Bridged calls can occur in two directions: either calling a CoreFoundation function on an Objective-C object or calling Objective-C messages on a CoreFoundation object. In both instances the CoreFoundation method for that functionality is used and a few special macros are used to handle the appropriate behavior:
#define CF_OBJC_FUNCDISPATCHV(type, ret, obj, ...) do { \
if ( CF_IS_OBJC(type, obj) ) { \
return (ret)CF_OBJC_CALLV(obj, ##__VA_ARGS__); \
} \
} while (0)
#define CF_OBJC_CALLV(obj, ...) [(obj) __VA_ARGS__]
#define CF_IS_OBJC(typeID, obj) ( \
(!obj) || \
((((CFRuntimeBase*)(obj))->_cfisa != 0) && \
(((CFRuntimeBase*)(obj))->_cfisa != (uintptr_t)(&_OBJC_CLASS__NSCFString)) && \
(__CFISAForTypeID(typeID) != ((CFRuntimeBase*)(obj))->_cfisa) && \
(![(id)(((CFRuntimeBase*)(obj)))->_cfisa isSubclassOfClass:(Class)__CFISAForTypeID(typeID)])))
CF_OBJC_FUNCDISPATCHV - calls into Objective-c if the object being used is Objective-C. Otherwise it falls through into the CF mplementation
CF_OBJC_CALLV - simply calls Objective-C function.
CF_IS_OBJC - checks to see if an object is Objective-C or not. To do this it checks the bridged class "isa" for the typeID and lso makes a subclass check for KVO interoperability.
The _OBJC_CLASS__NSCFString check is needed for static ordering issues between registering the string bridge class and using a static instance of it.

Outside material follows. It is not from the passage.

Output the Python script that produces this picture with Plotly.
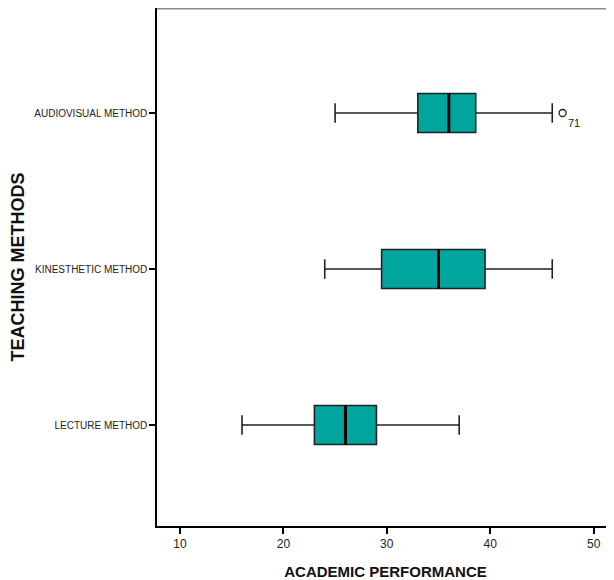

Because Bridged classes are actually allocated and initialized via CoreFoundation creation methods, core foundation is responsible for the memory management of those objects. The location of the reference count, for instance, does not match with that of an Objective-C class, only the "isa" field matches. To account for this, a bridged class like _NSCF must override all memory management operations to use the CF equivalents like CFRetain, CFRelease, CFAutorelease (all of which are bridged functions that use similar methods above but with the typeID so they are slower).